The formation of the Pavlovsk Palace collections was closely connected with the journey by its owners through Europe in 1781-82. They visited workshops of well-known artists, ordering and acquiring paintings, furniture, bronze articles, silk fabrics, china sets, etc. They also brought back to Russia a large number of antique sculptures from Italy, and gifts from European royal courts. Many of these treasures are on view, together with an excellent collection of portraits by Russian artists, and a number of Pavlovsk landscape paintings and drawings.
The landscape park, one of the largest in Europe, covers around 1,500 acres and it is one of the country's largest and most picturesque. The Pavlovsk park, now one of the finest examples of landscape gardening, was laid out on a tract of land covered with swamps and forest. Its numerous decorative pavilions and remarkable statuary have been skilfully introduced into a landscape background; nature and art are blended here in the utmost harmony.
Its palace and landscape park are not the only remarkable features of the Pavlovsk complex. Most important are also the rare collections of furniture, artistic textiles, objects in hard stone, in porcelain, crystal glass and ivory, decorating the exquisitely furnished interiors. Exceptionally rich and varied, these collections have long since assured the Pavlovsk Palace a place of honour among the country residences of Russia. Gathered together here are specimens of the highest order of every existing form of line and applied arts, both Russian and those of many other lands.
The formation of the Pavlovsk complex took place during a momentous period in the history of Russia, marked by the glorious victories of the Russian armies under the generalship of Suvorov, Rumiantsev and Admiral Ushakov, and the crushing defeat of Napoleon in the Patriotic War of 1812.
In the early 1800s Pavlovsk came to be what may be called a Russian Parnassus, a place where prominent writers and poets forgathered.

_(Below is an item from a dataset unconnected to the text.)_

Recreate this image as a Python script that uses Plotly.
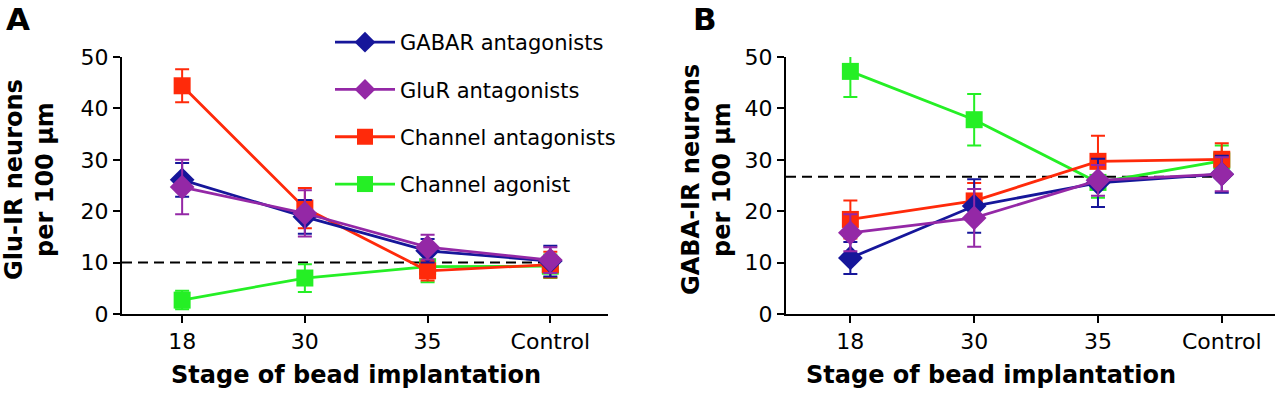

Nearly two hundred years have passed since the beauty of the Pavlovsk Palace and the lyric charm of its park first began to attract the attention of artists. Many a canvas, watercolor and engraving of the place have been left us by such outstanding painters and graphic artists. Its art collections enjoy world-wide fame. Before the Revolution of 1917 these treasures were barred to the common people; and only when the Revolution had been achieved were the doors of the Pavlovsk Palace and the gates of its park thrown open to the people, their rightful owner. Both palace and park were declared national property, and thus assured complete protection. During the stormy days of the Revolution and the hard years of the civil war the Soviet Government did a great deal for Pavlovsk. It was among those architectural monuments which, despite the difficult financial position of the newly-constituted Soviet Republic, underwent the most urgently needed restoration as early as 1918. Pavlovsk was highly appreciated as an outstanding phenomenon of Russian culture by Anatoly Lunacharsky, People's Commissar for Education, who called it a perfect example of the fully expressed taste of its time. In May 1918 Pavlovsk became an art and culture museum and ever since has been visited by people from all parts of the Soviet Union.
As soon as the War of 1941-45 broke out, a mass evacuation of the museum collections into the interior of the country was begun by government decision. Hundreds of packing-cases containing thousands of exhibits were removed to special depositories, dozens of marbles and bronzes that embellished the park were buried underground, and the statues and stone vases from the palace rooms were stowed away and walled up deep down in the basement. For nearly two and a half years the invaders ravaged Pavlovsk, plundering what property remained in the palace, blowing up bridges, destroying many of the pavilions, felling some seventy thousand trees to build fortifications in the park. In January 1944, forced into a retreat by the Soviet army, the invaders set the palace on fire, turning it into a pile of rubble and ashes. Ground pockmarked with craters, heaps of upturned earth, large areas entirely shorn of trees - that is what was left of the once beautiful park with its colorful flower- beds and picturesque bits of woodland scenery.
Now, after many years, the palace - risen out of its ruins - once again lifts its dome above the park's green foliage. It was reconstructed. Slowly, with the greatest attention to accuracy, the work of restoring the decor and furnishings of the palace went on from room to room. Starting in 1954 with the less elaborately decorated rooms in the southern part of the building, which were restored and opened to the public in 1957, and gathering experience and perfecting their craftsmanship as they went, the restoration crew completed their work in the central part of the palace, where the interiors presented a particularly complicated pattern of decor.